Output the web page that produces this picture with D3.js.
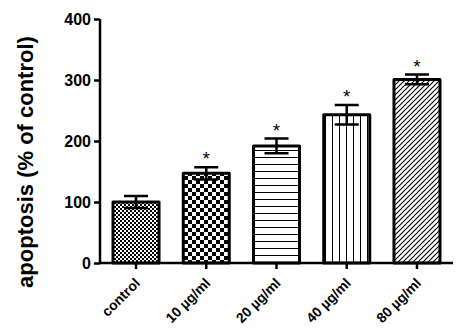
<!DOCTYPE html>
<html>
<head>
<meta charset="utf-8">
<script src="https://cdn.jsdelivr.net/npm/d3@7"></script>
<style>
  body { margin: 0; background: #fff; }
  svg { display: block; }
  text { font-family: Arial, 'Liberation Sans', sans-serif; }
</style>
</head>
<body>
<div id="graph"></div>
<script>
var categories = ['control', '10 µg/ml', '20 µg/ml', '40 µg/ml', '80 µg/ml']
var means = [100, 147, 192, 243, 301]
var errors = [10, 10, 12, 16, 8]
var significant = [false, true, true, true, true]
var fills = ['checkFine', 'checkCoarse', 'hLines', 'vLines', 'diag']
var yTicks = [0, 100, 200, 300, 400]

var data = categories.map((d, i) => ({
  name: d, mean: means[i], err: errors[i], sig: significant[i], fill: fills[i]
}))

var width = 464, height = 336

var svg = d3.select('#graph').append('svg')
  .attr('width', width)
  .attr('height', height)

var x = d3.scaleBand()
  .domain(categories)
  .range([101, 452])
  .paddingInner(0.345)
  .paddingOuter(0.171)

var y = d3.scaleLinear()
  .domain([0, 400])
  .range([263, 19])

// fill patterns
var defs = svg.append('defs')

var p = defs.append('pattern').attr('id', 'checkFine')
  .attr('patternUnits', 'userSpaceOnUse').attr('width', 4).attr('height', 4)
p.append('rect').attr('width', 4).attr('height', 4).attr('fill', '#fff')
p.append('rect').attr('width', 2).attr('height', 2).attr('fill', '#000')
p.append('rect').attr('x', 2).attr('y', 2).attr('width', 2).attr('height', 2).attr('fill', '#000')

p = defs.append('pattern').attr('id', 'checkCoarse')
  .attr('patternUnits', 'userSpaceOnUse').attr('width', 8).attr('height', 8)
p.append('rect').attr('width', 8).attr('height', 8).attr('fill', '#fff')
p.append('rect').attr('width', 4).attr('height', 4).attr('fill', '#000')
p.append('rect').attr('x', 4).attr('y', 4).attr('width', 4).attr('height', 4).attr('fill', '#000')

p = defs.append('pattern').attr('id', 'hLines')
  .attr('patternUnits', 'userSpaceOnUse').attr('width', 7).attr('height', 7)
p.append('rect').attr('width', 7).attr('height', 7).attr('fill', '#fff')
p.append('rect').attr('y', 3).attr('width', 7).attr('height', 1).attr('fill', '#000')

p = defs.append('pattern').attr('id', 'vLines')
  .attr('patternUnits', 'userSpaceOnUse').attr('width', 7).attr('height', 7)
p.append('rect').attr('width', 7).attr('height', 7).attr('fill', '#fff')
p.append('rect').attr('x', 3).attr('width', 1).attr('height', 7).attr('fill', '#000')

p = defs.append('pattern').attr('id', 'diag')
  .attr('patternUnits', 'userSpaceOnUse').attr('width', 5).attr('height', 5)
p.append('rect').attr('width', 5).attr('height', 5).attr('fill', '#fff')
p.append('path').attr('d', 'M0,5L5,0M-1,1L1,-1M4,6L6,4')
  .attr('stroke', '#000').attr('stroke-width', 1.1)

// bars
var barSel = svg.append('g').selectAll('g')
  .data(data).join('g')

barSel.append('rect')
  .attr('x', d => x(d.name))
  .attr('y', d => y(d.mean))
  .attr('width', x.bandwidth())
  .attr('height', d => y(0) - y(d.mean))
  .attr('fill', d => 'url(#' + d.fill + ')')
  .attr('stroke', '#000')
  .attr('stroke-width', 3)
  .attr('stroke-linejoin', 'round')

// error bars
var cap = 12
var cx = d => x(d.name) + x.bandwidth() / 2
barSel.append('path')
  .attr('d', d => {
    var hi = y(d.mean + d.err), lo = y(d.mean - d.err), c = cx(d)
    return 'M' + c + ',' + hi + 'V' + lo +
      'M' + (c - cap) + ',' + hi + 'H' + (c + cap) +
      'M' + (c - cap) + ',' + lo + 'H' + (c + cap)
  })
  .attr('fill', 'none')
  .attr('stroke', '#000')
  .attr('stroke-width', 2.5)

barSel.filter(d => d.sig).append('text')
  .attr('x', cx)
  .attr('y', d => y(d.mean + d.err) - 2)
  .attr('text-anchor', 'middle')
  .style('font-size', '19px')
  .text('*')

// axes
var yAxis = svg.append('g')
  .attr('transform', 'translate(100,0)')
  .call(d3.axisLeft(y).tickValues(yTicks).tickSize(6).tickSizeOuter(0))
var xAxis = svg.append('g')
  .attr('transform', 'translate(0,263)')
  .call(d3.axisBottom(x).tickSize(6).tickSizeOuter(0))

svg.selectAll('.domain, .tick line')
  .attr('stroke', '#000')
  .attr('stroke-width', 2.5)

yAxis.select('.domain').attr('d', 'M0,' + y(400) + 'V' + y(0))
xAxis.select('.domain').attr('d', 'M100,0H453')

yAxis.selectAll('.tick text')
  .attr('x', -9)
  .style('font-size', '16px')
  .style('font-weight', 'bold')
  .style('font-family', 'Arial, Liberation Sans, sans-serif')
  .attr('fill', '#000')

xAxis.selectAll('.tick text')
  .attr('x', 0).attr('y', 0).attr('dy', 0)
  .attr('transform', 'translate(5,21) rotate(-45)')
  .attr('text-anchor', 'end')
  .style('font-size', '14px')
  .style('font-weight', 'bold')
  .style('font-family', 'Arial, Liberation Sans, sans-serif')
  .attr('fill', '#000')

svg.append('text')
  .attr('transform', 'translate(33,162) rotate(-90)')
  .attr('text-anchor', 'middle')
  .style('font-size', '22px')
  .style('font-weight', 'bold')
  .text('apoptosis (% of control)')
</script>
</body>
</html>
================================
Aim of the exercise
Reproduce the listing word for word and omit its pictures.

Solution for this problem
Output the web page that produces this picture with D3.js.
<!DOCTYPE html>
<html>
<head>
<meta charset="utf-8">
<script src="https://cdn.jsdelivr.net/npm/d3@7"></script>
<style>
  body { margin: 0; background: #fff; }
  svg { display: block; }
  text { font-family: Arial, 'Liberation Sans', sans-serif; }
</style>
</head>
<body>
<div id="graph"></div>
<script>
var categories = ['control', '10 µg/ml', '20 µg/ml', '40 µg/ml', '80 µg/ml']
var means = [100, 147, 192, 243, 301]
var errors = [10, 10, 12, 16, 8]
var significant = [false, true, true, true, true]
var fills = ['checkFine', 'checkCoarse', 'hLines', 'vLines', 'diag']
var yTicks = [0, 100, 200, 300, 400]

var data = categories.map((d, i) => ({
  name: d, mean: means[i], err: errors[i], sig: significant[i], fill: fills[i]
}))

var width = 464, height = 336

var svg = d3.select('#graph').append('svg')
  .attr('width', width)
  .attr('height', height)

var x = d3.scaleBand()
  .domain(categories)
  .range([101, 452])
  .paddingInner(0.345)
  .paddingOuter(0.171)

var y = d3.scaleLinear()
  .domain([0, 400])
  .range([263, 19])

// fill patterns
var defs = svg.append('defs')

var p = defs.append('pattern').attr('id', 'checkFine')
  .attr('patternUnits', 'userSpaceOnUse').attr('width', 4).attr('height', 4)
p.append('rect').attr('width', 4).attr('height', 4).attr('fill', '#fff')
p.append('rect').attr('width', 2).attr('height', 2).attr('fill', '#000')
p.append('rect').attr('x', 2).attr('y', 2).attr('width', 2).attr('height', 2).attr('fill', '#000')

p = defs.append('pattern').attr('id', 'checkCoarse')
  .attr('patternUnits', 'userSpaceOnUse').attr('width', 8).attr('height', 8)
p.append('rect').attr('width', 8).attr('height', 8).attr('fill', '#fff')
p.append('rect').attr('width', 4).attr('height', 4).attr('fill', '#000')
p.append('rect').attr('x', 4).attr('y', 4).attr('width', 4).attr('height', 4).attr('fill', '#000')

p = defs.append('pattern').attr('id', 'hLines')
  .attr('patternUnits', 'userSpaceOnUse').attr('width', 7).attr('height', 7)
p.append('rect').attr('width', 7).attr('height', 7).attr('fill', '#fff')
p.append('rect').attr('y', 3).attr('width', 7).attr('height', 1).attr('fill', '#000')

p = defs.append('pattern').attr('id', 'vLines')
  .attr('patternUnits', 'userSpaceOnUse').attr('width', 7).attr('height', 7)
p.append('rect').attr('width', 7).attr('height', 7).attr('fill', '#fff')
p.append('rect').attr('x', 3).attr('width', 1).attr('height', 7).attr('fill', '#000')

p = defs.append('pattern').attr('id', 'diag')
  .attr('patternUnits', 'userSpaceOnUse').attr('width', 5).attr('height', 5)
p.append('rect').attr('width', 5).attr('height', 5).attr('fill', '#fff')
p.append('path').attr('d', 'M0,5L5,0M-1,1L1,-1M4,6L6,4')
  .attr('stroke', '#000').attr('stroke-width', 1.1)

// bars
var barSel = svg.append('g').selectAll('g')
  .data(data).join('g')

barSel.append('rect')
  .attr('x', d => x(d.name))
  .attr('y', d => y(d.mean))
  .attr('width', x.bandwidth())
  .attr('height', d => y(0) - y(d.mean))
  .attr('fill', d => 'url(#' + d.fill + ')')
  .attr('stroke', '#000')
  .attr('stroke-width', 3)
  .attr('stroke-linejoin', 'round')

// error bars
var cap = 12
var cx = d => x(d.name) + x.bandwidth() / 2
barSel.append('path')
  .attr('d', d => {
    var hi = y(d.mean + d.err), lo = y(d.mean - d.err), c = cx(d)
    return 'M' + c + ',' + hi + 'V' + lo +
      'M' + (c - cap) + ',' + hi + 'H' + (c + cap) +
      'M' + (c - cap) + ',' + lo + 'H' + (c + cap)
  })
  .attr('fill', 'none')
  .attr('stroke', '#000')
  .attr('stroke-width', 2.5)

barSel.filter(d => d.sig).append('text')
  .attr('x', cx)
  .attr('y', d => y(d.mean + d.err) - 2)
  .attr('text-anchor', 'middle')
  .style('font-size', '19px')
  .text('*')

// axes
var yAxis = svg.append('g')
  .attr('transform', 'translate(100,0)')
  .call(d3.axisLeft(y).tickValues(yTicks).tickSize(6).tickSizeOuter(0))
var xAxis = svg.append('g')
  .attr('transform', 'translate(0,263)')
  .call(d3.axisBottom(x).tickSize(6).tickSizeOuter(0))

svg.selectAll('.domain, .tick line')
  .attr('stroke', '#000')
  .attr('stroke-width', 2.5)

yAxis.select('.domain').attr('d', 'M0,' + y(400) + 'V' + y(0))
xAxis.select('.domain').attr('d', 'M100,0H453')

yAxis.selectAll('.tick text')
  .attr('x', -9)
  .style('font-size', '16px')
  .style('font-weight', 'bold')
  .style('font-family', 'Arial, Liberation Sans, sans-serif')
  .attr('fill', '#000')

xAxis.selectAll('.tick text')
  .attr('x', 0).attr('y', 0).attr('dy', 0)
  .attr('transform', 'translate(5,21) rotate(-45)')
  .attr('text-anchor', 'end')
  .style('font-size', '14px')
  .style('font-weight', 'bold')
  .style('font-family', 'Arial, Liberation Sans, sans-serif')
  .attr('fill', '#000')

svg.append('text')
  .attr('transform', 'translate(33,162) rotate(-90)')
  .attr('text-anchor', 'middle')
  .style('font-size', '22px')
  .style('font-weight', 'bold')
  .text('apoptosis (% of control)')
</script>
</body>
</html>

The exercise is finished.